Overall, average household welfare in Vietnam increases by 1.3 percent due to the 20 percent increase in rice price change. This is not surprising, since Vietnam is one of the world’s top rice exporters. In rural areas, household welfare increases by 2.0 percent, while it falls by 0.7 percent in urban areas. Geographically, the biggest rice-growing region in Vietnam, Mekong River Delta, is the biggest winner, with welfare increasing by 5.6 percent, while the mountainous Central Highlands is the biggest loser, suffering a welfare loss of 0.8 percent. More detailed analysis using income quintiles in urban and rural areas yields interesting results. The middle-income rural households (quintile 3) have the largest welfare increase of 3 percent, while the poorest rural quintile has the lowest welfare increase of 0.7 percent. In urban areas, all quintiles get lower welfare from higher rice prices, but the loss is the highest for the poorest urban quintile. Therefore, rural middle-income groups receive the highest benefits, while the poorest urban groups suffer the most. The last column of Table 7 shows the percentages of households whose welfare falls. In total, about 64 percent of all Vietnamese households, 54 percent of rural households, and 92 percent of urban households have lower welfare due to higher rice prices. Interestingly, about half of rural households in quintiles 1, 2, and 3 and even higher percentage among quintiles 4 and 5 are made worse off. In urban areas, about 80 percent of households in quintiles 1 and 2 are worse off, while nearly all households in quintiles 4 and 5 are worse off. Thus, while Vietnam’s average welfare increases when rice prices increase, most households in Vietnam are made worse off due to the price changes.

5. Conclusions

This paper analyzed the food consumption patterns of Vietnamese households by estimating a complete demand system. Demand elasticities are estimated using a modified AIDS model and the latest Vietnamese household survey data. The results indicate that food consumption patterns in Vietnam are affected by income and prices, as expected, and by socio-economic and geographic factors. All food items have positive expenditure elasticities and negative own-price elasticities.

This study indicates that demand functions in urban and rural areas and across regions and income groups are different. It points out that targeted food policies should be formulated based on specific food demand patterns in the groups. Socio-economic factors such as household size and composition, as well as household’s head age and education, affect food consumption significantly in most cases.

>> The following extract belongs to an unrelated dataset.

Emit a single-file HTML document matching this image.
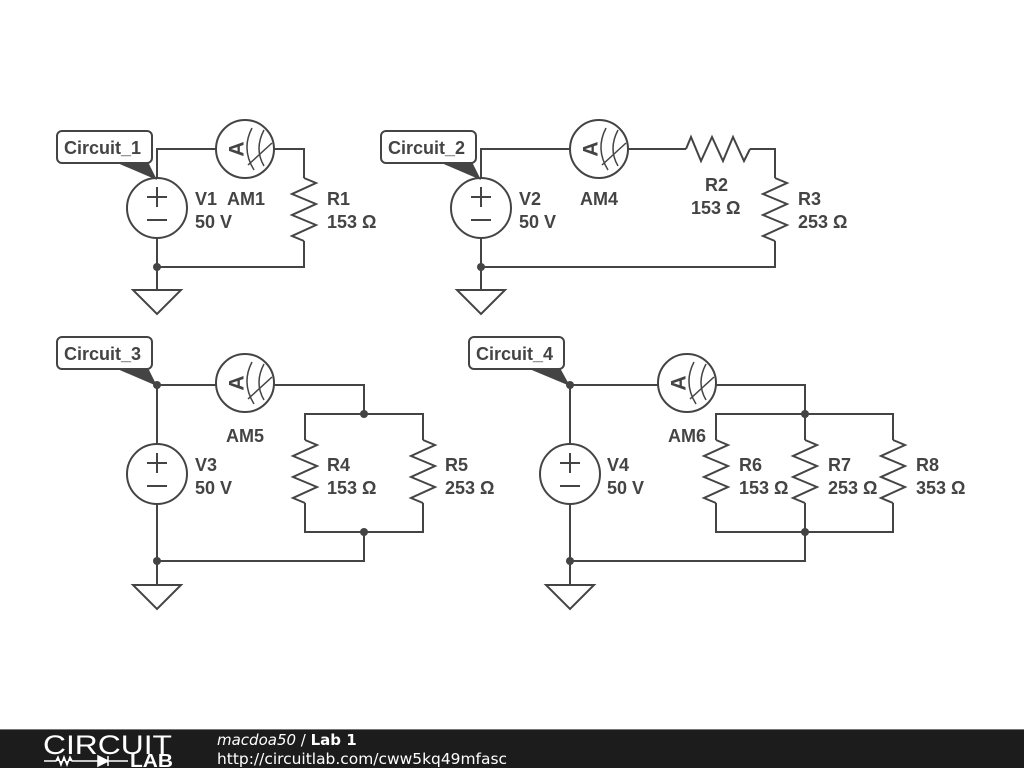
<!DOCTYPE html>
<html><head><meta charset="utf-8"><style>
body{margin:0;width:1024px;height:768px;background:#fff;overflow:hidden;font-family:"Liberation Sans",sans-serif}
svg{position:absolute;left:0;top:0}
</style></head><body>
<svg width="1024" height="768" viewBox="0 0 1024 768">
<defs>
<g id="am">
<circle cx="0" cy="0" r="29" fill="#fff" stroke="#444" stroke-width="2"/>
<text x="0" y="0" transform="translate(-8,0) rotate(-90)" text-anchor="middle" dominant-baseline="central" font-size="21" font-weight="bold" fill="#444" font-family="Liberation Sans">A</text>
<path d="M7,-21 Q-4,0 9,21 M19,-19 Q9,0 19,17 M3,16 L27,-6" fill="none" stroke="#444" stroke-width="1.5"/>
</g>
<g id="vs">
<circle cx="0" cy="0" r="30" fill="#fff" stroke="#444" stroke-width="2"/>
<path d="M-10,-11 H10 M0,-21 V-1 M-10,12 H10" stroke="#444" stroke-width="2"/>
</g>
<g id="rv"><path d="M0,0 L12,5 L-12,16 L12,26 L-12,37 L12,47 L-12,58 L0,63" fill="none" stroke="#444" stroke-width="2"/></g>
<g id="gnd"><path d="M-24,0 H24 L0,24 Z" fill="#fff" stroke="#444" stroke-width="2"/></g>
</defs>
<g fill="none" stroke="#444" stroke-width="2">
<path d="M157,178 V149 H304 V178 M304,241 V267 H157 V238 M157,267 V290"/>
<path d="M481,178 V149 H686 M750,149 H775 V178 M775,241 V267 H481 V238 M481,267 V290"/>
<path d="M686,149 L691,137 L701,161 L712,137 L723,161 L733,137 L744,161 L750,149"/>
<path d="M157,444 V385 H364 V414 M305,440 V414 H423 V440 M305,503 V532 H423 V503 M364,532 V561 H157 V504 M157,561 V585"/>
<path d="M570,444 V385 H805 V414 M716,440 V414 H893 V440 M805,414 V440 M716,503 V532 H893 V503 M805,503 V532 M805,532 V561 H570 V504 M570,561 V585"/>
</g>
<use href="#rv" x="304" y="178"/><use href="#rv" x="775" y="178"/>
<use href="#rv" x="305" y="440"/><use href="#rv" x="423" y="440"/>
<use href="#rv" x="716" y="440"/><use href="#rv" x="805" y="440"/><use href="#rv" x="893" y="440"/>
<use href="#vs" x="157" y="208"/><use href="#vs" x="481" y="208"/><use href="#vs" x="157" y="474"/><use href="#vs" x="570" y="474"/>
<use href="#am" x="245" y="149"/><use href="#am" x="599" y="149"/><use href="#am" x="245" y="383"/><use href="#am" x="687" y="383"/>
<use href="#gnd" x="157" y="290"/><use href="#gnd" x="481" y="290"/><use href="#gnd" x="157" y="585"/><use href="#gnd" x="570" y="585"/>
<g fill="#444">
<circle cx="157" cy="267" r="4"/><circle cx="481" cy="267" r="4"/>
<circle cx="157" cy="385" r="4"/><circle cx="364" cy="414" r="4"/><circle cx="364" cy="532" r="4"/><circle cx="157" cy="561" r="4"/>
<circle cx="570" cy="385" r="4"/><circle cx="805" cy="414" r="4"/><circle cx="805" cy="532" r="4"/><circle cx="570" cy="561" r="4"/>
<path d="M115,162 L148,162 L157,180 Z"/><path d="M439,162 L472,162 L481,180 Z"/>
<path d="M115,368 L148,368 L157,386 Z"/><path d="M527,368 L560,368 L570,386 Z"/>
</g>
<g fill="#fff" stroke="#444" stroke-width="2">
<rect x="57" y="131" width="95" height="32" rx="5"/><rect x="381" y="131" width="95" height="32" rx="5"/>
<rect x="57" y="337" width="95" height="32" rx="5"/><rect x="469" y="337" width="95" height="32" rx="5"/>
</g>
<g font-family="Liberation Sans" font-weight="bold" font-size="18" fill="#444">
<text x="64" y="154">Circuit_1</text><text x="388" y="154">Circuit_2</text>
<text x="64" y="360">Circuit_3</text><text x="476" y="360">Circuit_4</text>
<text x="195" y="205">V1</text><text x="227" y="205">AM1</text><text x="195" y="228">50 V</text>
<text x="327" y="205">R1</text><text x="327" y="228">153 Ω</text>
<text x="519" y="205">V2</text><text x="519" y="228">50 V</text><text x="580" y="205">AM4</text>
<text x="705" y="191">R2</text><text x="691" y="214">153 Ω</text>
<text x="798" y="205">R3</text><text x="798" y="228">253 Ω</text>
<text x="226" y="442">AM5</text><text x="195" y="471">V3</text><text x="195" y="494">50 V</text>
<text x="327" y="471">R4</text><text x="327" y="494">153 Ω</text>
<text x="445" y="471">R5</text><text x="445" y="494">253 Ω</text>
<text x="668" y="442">AM6</text><text x="607" y="471">V4</text><text x="607" y="494">50 V</text>
<text x="739" y="471">R6</text><text x="739" y="494">153 Ω</text>
<text x="828" y="471">R7</text><text x="828" y="494">253 Ω</text>
<text x="916" y="471">R8</text><text x="916" y="494">353 Ω</text>
</g>
<rect x="0" y="729" width="1024" height="39" fill="#1c1c1c"/>
<rect x="0" y="729" width="1024" height="1" fill="#777"/>
<text x="43" y="754" font-family="Liberation Sans" font-size="27" fill="#fff" textLength="129" lengthAdjust="spacingAndGlyphs">CIRCUIT</text>
<path d="M44,761 H56 L58,757 L61,765 L64,757 L67,765 L70,757 L72,761 H98 M98,756 V766 L108,761 Z M108,756 V766 M108,761 H128" stroke="#fff" stroke-width="1.5" fill="#fff"/>
<text x="130" y="767" font-family="Liberation Sans" font-size="18" font-weight="bold" fill="#fff" textLength="43" lengthAdjust="spacingAndGlyphs">LAB</text>
<text x="217" y="745" font-family="DejaVu Sans" font-size="15" fill="#fff"><tspan font-style="italic">macdoa50</tspan> / <tspan font-weight="bold">Lab 1</tspan></text>
<text x="217" y="764" font-family="DejaVu Sans" font-size="15" fill="#fff" textLength="290" lengthAdjust="spacingAndGlyphs">http://circuitlab.com/cww5kq49mfasc</text>
</svg>
</body></html>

Using the estimated own- and cross-price elasticities, I estimated the welfare impacts of rice price change. If consumer and producer prices increase at the same rate, higher rice prices increase average household welfare. When rice prices increase by 20 percent, average household welfare rises by 1.3 percent, yet it is important to note that the benefits and costs are not spread evenly across the population. Overall, middle-income households gain the most while the poorest households gain the least from higher rice prices. In urban areas, the poorest households lose the most (in percentage terms) from an increase in rice prices. This indicates that support programs should target the poorest quintile, especially the poor in the regions hit hardest by higher prices, such as the South East and the Central Highlands.

Economic shocks such as a drastic increase in food prices can lead to substantial changes in consumer behavior. Estimates of consumer demand reveal the effects of prices and total expenditures on the demand for food, which in turn inform policymakers about how consumers make food purchasing decisions and help them design effective food and nutrition policies. This study highlights the importance of estimating food demand elasticities for both researchers and policymakers, especially during a food price hike.